The pictures of men on horseback with machetes and bombs being dropped from planes are the vivid memories of children whose country has been ravaged by Sudanese, government-sponsored militias.

The roughly hour-long film was screened Tuesday at the DuSable Museum of African-American History, the third Chicago area screening of the film, which is being shown across the country.

More than 2 million Darfur inhabitants have been displaced since the start of the conflict in 2003. Nearly 400,000 have died, with thousands of villages burned or destroyed. Most American news accounts have portrayed the conflict as one between Africans and Arabs.

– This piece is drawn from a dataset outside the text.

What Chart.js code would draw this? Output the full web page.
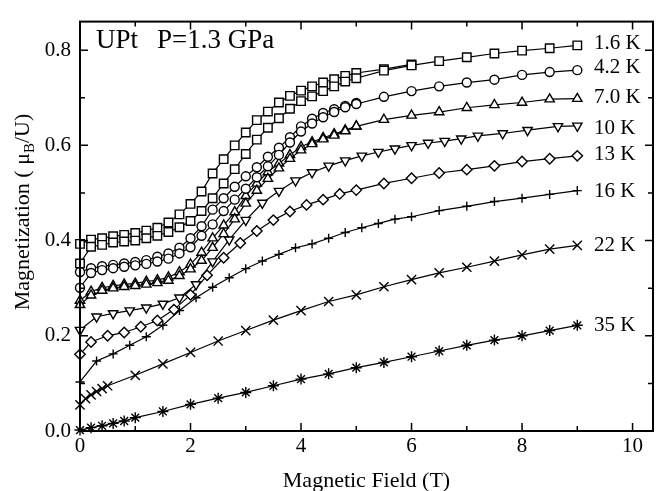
<!DOCTYPE html>
<html>
<head>
<meta charset="utf-8">
<script src="https://cdn.jsdelivr.net/npm/chart.js@4"></script>
<style>html,body{margin:0;padding:0;background:#fff}</style>
</head>
<body>
<canvas id="chart" width="672" height="491"></canvas>
<script>
// field values (T)
const fieldA = [0, 0.2, 0.4, 0.6, 0.8, 1.0, 1.2, 1.4, 1.6, 1.8, 2.0, 2.2, 2.4, 2.6, 2.8, 3.0, 3.2, 3.4, 3.6, 3.8,
                4.0, 4.2, 4.4, 4.6, 4.8, 5.0, 5.5, 6.0, 6.5, 7.0, 7.5, 8.0, 8.5, 9.0];
const fieldB = [0, 0.2, 0.4, 0.6, 0.8, 1.0, 1.2, 1.4, 1.6, 1.8, 2.0, 2.2, 2.4, 2.6, 2.8, 3.0, 3.2, 3.4, 3.6, 3.8,
                4.0, 4.2, 4.4, 4.6, 4.8, 5.0, 5.5, 6.0];
const field10 = [0, 0.3, 0.6, 0.9, 1.2, 1.5, 1.8, 2.1, 2.4, 2.7, 3.0, 3.3, 3.6, 3.9, 4.2, 4.5, 4.8, 5.1, 5.4, 5.7,
                 6.0, 6.3, 6.6, 6.9, 7.2, 7.65, 8.1, 8.65, 9.0];
const field13 = [0, 0.2, 0.5, 0.8, 1.1, 1.4, 1.7, 2.0, 2.3, 2.6, 2.9, 3.2, 3.5, 3.8, 4.1, 4.4, 4.7, 5.0, 5.5, 6.0,
                 6.5, 7.0, 7.5, 8.0, 8.5, 9.0];
const field16 = [0, 0.3, 0.6, 0.9, 1.2, 1.5, 1.8, 2.1, 2.4, 2.7, 3.0, 3.3, 3.6, 3.9, 4.2, 4.5, 4.8, 5.1, 5.4, 5.7,
                 6.0, 6.5, 7.0, 7.5, 8.0, 8.5, 9.0];
const field22 = [0, 0.1, 0.2, 0.3, 0.4, 0.5, 1.0, 1.5, 2.0, 2.5, 3.0, 3.5, 4.0, 4.5, 5.0, 5.5, 6.0, 6.5, 7.0, 7.5,
                 8.0, 8.5, 9.0];
const field35 = [0, 0.2, 0.4, 0.6, 0.8, 1.0, 1.5, 2.0, 2.5, 3.0, 3.5, 4.0, 4.5, 5.0, 5.5, 6.0, 6.5, 7.0, 7.5, 8.0,
                 8.5, 9.0];

// magnetization (muB/U)
const m16up = [0.352, 0.387, 0.391, 0.396, 0.398, 0.400, 0.405, 0.410, 0.418, 0.428, 0.441, 0.462, 0.489, 0.520,
               0.550, 0.582, 0.612, 0.637, 0.657, 0.677, 0.693, 0.703, 0.714, 0.724, 0.734, 0.741, 0.757, 0.768,
               0.777, 0.785, 0.793, 0.799, 0.804, 0.810];
const m16down = [0.393, 0.402, 0.405, 0.409, 0.412, 0.416, 0.421, 0.427, 0.438, 0.455, 0.477, 0.503, 0.541, 0.571,
                 0.600, 0.627, 0.653, 0.671, 0.690, 0.704, 0.715, 0.724, 0.732, 0.739, 0.746, 0.752, 0.760, 0.770];
const m42up = [0.301, 0.332, 0.338, 0.342, 0.345, 0.348, 0.351, 0.356, 0.362, 0.373, 0.386, 0.410, 0.434, 0.462,
               0.486, 0.509, 0.533, 0.556, 0.580, 0.606, 0.629, 0.646, 0.659, 0.670, 0.680, 0.687, 0.702, 0.714,
               0.724, 0.732, 0.738, 0.748, 0.754, 0.758];
const m42down = [0.334, 0.342, 0.346, 0.349, 0.352, 0.355, 0.359, 0.366, 0.373, 0.385, 0.405, 0.430, 0.465, 0.489,
                 0.513, 0.535, 0.554, 0.576, 0.595, 0.617, 0.640, 0.656, 0.668, 0.676, 0.683, 0.689];
const m70up = [0.265, 0.285, 0.295, 0.300, 0.303, 0.305, 0.308, 0.311, 0.316, 0.326, 0.340, 0.358, 0.385, 0.414,
               0.445, 0.478, 0.505, 0.530, 0.552, 0.572, 0.590, 0.603, 0.613, 0.621, 0.630, 0.640, 0.654, 0.663,
               0.670, 0.679, 0.685, 0.690, 0.697, 0.698];
const m70down = [0.274, 0.293, 0.301, 0.305, 0.308, 0.310, 0.314, 0.317, 0.323, 0.334, 0.350, 0.375, 0.405, 0.432,
                 0.460, 0.494, 0.520, 0.544, 0.562, 0.580, 0.597, 0.607, 0.616, 0.624, 0.632, 0.640];
const m10 = [0.212, 0.240, 0.247, 0.253, 0.259, 0.267, 0.280, 0.308, 0.356, 0.402, 0.443, 0.479, 0.504, 0.526,
             0.543, 0.557, 0.568, 0.578, 0.586, 0.593, 0.600, 0.605, 0.609, 0.614, 0.620, 0.625, 0.632, 0.640, 0.641];
const m13 = [0.161, 0.187, 0.200, 0.207, 0.219, 0.232, 0.255, 0.286, 0.327, 0.364, 0.395, 0.420, 0.443, 0.461,
             0.475, 0.486, 0.498, 0.506, 0.520, 0.531, 0.542, 0.549, 0.557, 0.566, 0.572, 0.578];
const m16 = [0.103, 0.147, 0.162, 0.180, 0.198, 0.222, 0.253, 0.280, 0.302, 0.322, 0.341, 0.357, 0.371, 0.385,
             0.393, 0.405, 0.417, 0.427, 0.436, 0.445, 0.450, 0.463, 0.472, 0.482, 0.489, 0.497, 0.505];
const m22 = [0.055, 0.068, 0.076, 0.083, 0.089, 0.095, 0.117, 0.141, 0.165, 0.189, 0.211, 0.233, 0.253, 0.272,
             0.286, 0.303, 0.318, 0.332, 0.344, 0.357, 0.370, 0.382, 0.390];
const m35 = [0.002, 0.007, 0.011, 0.016, 0.021, 0.028, 0.041, 0.056, 0.069, 0.081, 0.095, 0.109, 0.120, 0.133,
             0.144, 0.156, 0.168, 0.180, 0.191, 0.200, 0.211, 0.222];

const tempLabels = ['1.6 K', '4.2 K', '7.0 K', '10 K', '13 K', '16 K', '22 K', '35 K'];
const tempLabelY = [0.815, 0.764, 0.701, 0.636, 0.580, 0.503, 0.390, 0.222];
const xTicks = [0, 2, 4, 6, 8, 10];
const xMinor = [1, 3, 5, 7, 9];
const yTicks = [0, 0.2, 0.4, 0.6, 0.8];
const yMinor = [0.1, 0.3, 0.5, 0.7];

const serif = '"Liberation Serif", "DejaVu Serif", serif';
Chart.defaults.font.family = serif;
Chart.defaults.color = '#000';

function series(fields, mags, style, radius, rotation) {
    return {
        data: fields.map((x, i) => ({x: x, y: mags[i]})),
        showLine: true,
        borderColor: '#000',
        borderWidth: 1.2,
        pointStyle: style,
        pointRadius: radius,
        pointRotation: rotation || 0,
        pointBackgroundColor: '#fff',
        pointBorderColor: '#000',
        pointBorderWidth: 1.4,
        clip: false
    };
}

const frame = {
    id: 'frame',
    afterDraw(chart) {
        const c = chart.ctx;
        const a = chart.chartArea;
        const xs = chart.scales.x, ys = chart.scales.y;
        c.save();
        c.strokeStyle = '#000';
        c.lineWidth = 2;
        c.strokeRect(a.left, a.top, a.right - a.left, a.bottom - a.top);
        c.lineWidth = 1.5;
        c.beginPath();
        const xt = (v, len) => {
            const p = xs.getPixelForValue(v);
            c.moveTo(p, a.bottom); c.lineTo(p, a.bottom - len);
            c.moveTo(p, a.top); c.lineTo(p, a.top + len);
        };
        const yt = (v, len) => {
            const p = ys.getPixelForValue(v);
            c.moveTo(a.left, p); c.lineTo(a.left + len, p);
            c.moveTo(a.right, p); c.lineTo(a.right - len, p);
        };
        xTicks.forEach(v => xt(v, 8));
        xMinor.forEach(v => xt(v, 5));
        yTicks.forEach(v => yt(v, 8));
        yMinor.forEach(v => yt(v, 5));
        c.stroke();

        c.fillStyle = '#000';
        c.font = '21px ' + serif;
        c.textBaseline = 'middle';
        c.textAlign = 'left';
        tempLabels.forEach((t, i) => {
            c.fillText(t, xs.getPixelForValue(9.3), ys.getPixelForValue(tempLabelY[i]));
        });

        c.textBaseline = 'alphabetic';
        c.font = '27px ' + serif;
        c.fillText('UPt', 96, 48);
        c.fillText('P=1.3 GPa', 157, 48);

        c.font = '22px ' + serif;
        c.textAlign = 'center';
        c.fillText('Magnetic Field (T)', (a.left + a.right) / 2, 487);

        // y title with subscript
        c.translate(29, 212);
        c.rotate(-Math.PI / 2);
        const p1 = 'Magnetization ( \u03bc', sub = 'B', p2 = '/U)';
        c.font = '22px ' + serif;
        const w1 = c.measureText(p1).width, w3 = c.measureText(p2).width;
        c.font = '15px ' + serif;
        const w2 = c.measureText(sub).width;
        let x0 = -(w1 + w2 + w3) / 2;
        c.textAlign = 'left';
        c.font = '22px ' + serif;
        c.fillText(p1, x0, 0);
        c.font = '15px ' + serif;
        c.fillText(sub, x0 + w1, 5);
        c.font = '22px ' + serif;
        c.fillText(p2, x0 + w1 + w2, 0);
        c.restore();
    }
};

new Chart(document.getElementById('chart'), {
    type: 'scatter',
    data: {
        datasets: [
            series(fieldA, m16up, 'rect', 6),
            series(fieldB, m16down, 'rect', 6),
            series(fieldA, m42up, 'circle', 4.5),
            series(fieldB.slice(0, m42down.length), m42down, 'circle', 4.5),
            series(fieldA, m70up, 'triangle', 5.4),
            series(fieldB.slice(0, m70down.length), m70down, 'triangle', 5.4),
            series(field10, m10, 'triangle', 5.4, 180),
            series(field13, m13, 'rectRot', 5.2),
            series(field16, m16, 'cross', 4.5),
            series(field22, m22, 'crossRot', 6.5),
            series(field35, m35, 'star', 5.5)
        ]
    },
    options: {
        responsive: false,
        animation: false,
        layout: {padding: {top: 11, right: 19, left: 0, bottom: 0}},
        plugins: {legend: {display: false}, tooltip: {enabled: false}},
        scales: {
            x: {
                type: 'linear',
                min: 0,
                max: 10.37,
                grid: {display: false, drawTicks: false},
                border: {display: false},
                afterBuildTicks: s => { s.ticks = xTicks.map(v => ({value: v})); },
                afterFit: s => { s.height = 60; },
                ticks: {font: {size: 21}, padding: 3, maxRotation: 0}
            },
            y: {
                min: 0,
                max: 0.86,
                grid: {display: false, drawTicks: false},
                border: {display: false},
                afterBuildTicks: s => { s.ticks = yTicks.map(v => ({value: v})); },
                afterFit: s => { s.width = 80; },
                ticks: {font: {size: 21}, padding: 9, callback: v => v.toFixed(1)}
            }
        }
    },
    plugins: [frame]
});
</script>
</body>
</html>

Jen Marlowe, one of the filmmakers of Darfur Diaries, said those accounts are based on false information from the Darfur government, which has provided weapons to the Arab Janjaweed militia to wipe out the Africans.

“This is a genocidal campaign by the government against its own people,” said Marlowe.

Marlowe, along with fellow filmmakers Aisha Bain and Adam Shapiro, filmed in the Darfur regions in October and November 2004. They interviewed dozens of refugees, including children. The film’s opening animated sequence was taken from the pictures drawn by children.

The filmmakers allowed the victims of the conflict to speak for themselves, telling accounts of their homes being burned, and of Janjaweed soldiers on horseback killing men, women and children. Many refugees talked about losing family members. In an early scene, some of the refugees on camera began running when they heard planes flying from above. The government planes, called “Antonov” by the Darfurians, have dropped bombs on many villages in the region, killing thousands. The Darfur victims pointed out shrapnel and still visible holes in the ground where the bombs hit. Most fled their villages after the attacks, some refugees said. Some returned or set up makeshift villages nearby their original homes.

With thousands of children?”many homeless and parentless?”to care for, the adults established makeshift schools. The film showed children huddled in front of their teachers, sometimes using just a large piece of plywood as a blackboard.

Along with the threat of continued and often unpredictable violence, the region is also beset with hunger and scarce resources. What little possessions the villagers had were either taken or destroyed by the Janjaweed. One mother shown in the film painfully describes the effects of a blast on her infant son, who suffered nerve damage in his neck and now has trouble keeping his head upright.

The filmmakers also talked to many volunteers and experts though none of them appeared in the film. Marlowe said the filmmakers wanted to focus on the people of Darfur and their personal stories.

“We wanted the Darfurians to speak for themselves, about themselves,” she said. “We felt a tremendous responsibility to share the stories the people told us, and we wanted to preserve the dignity of the people.”

The film is shot in a simple documentary style. The refugees were the only ones to appear on camera as the filmmakers employed subtitles to translate the language. They also avoided using tricks and techniques like slow motion or rapid quick camera cuts to dramatize events. Though used to varying degrees of effectiveness in other films, the Darfur filmmakers relied mainly on close-ups of the refugees when interviewed.

The film does have a few light moments, including one refugee singing a Bob Marley song, and another saying, “We are the children of Bob Marley.”

In all, the filmmakers shot more than 45 hours of footage. Marlowe said it took nearly a year to complete the final film, which has been shown at film festivals nationwide. A book based on the film is also in the works, said Marlowe.

“We created this film to be a piece of activism, and to inspire people to do something,” she said.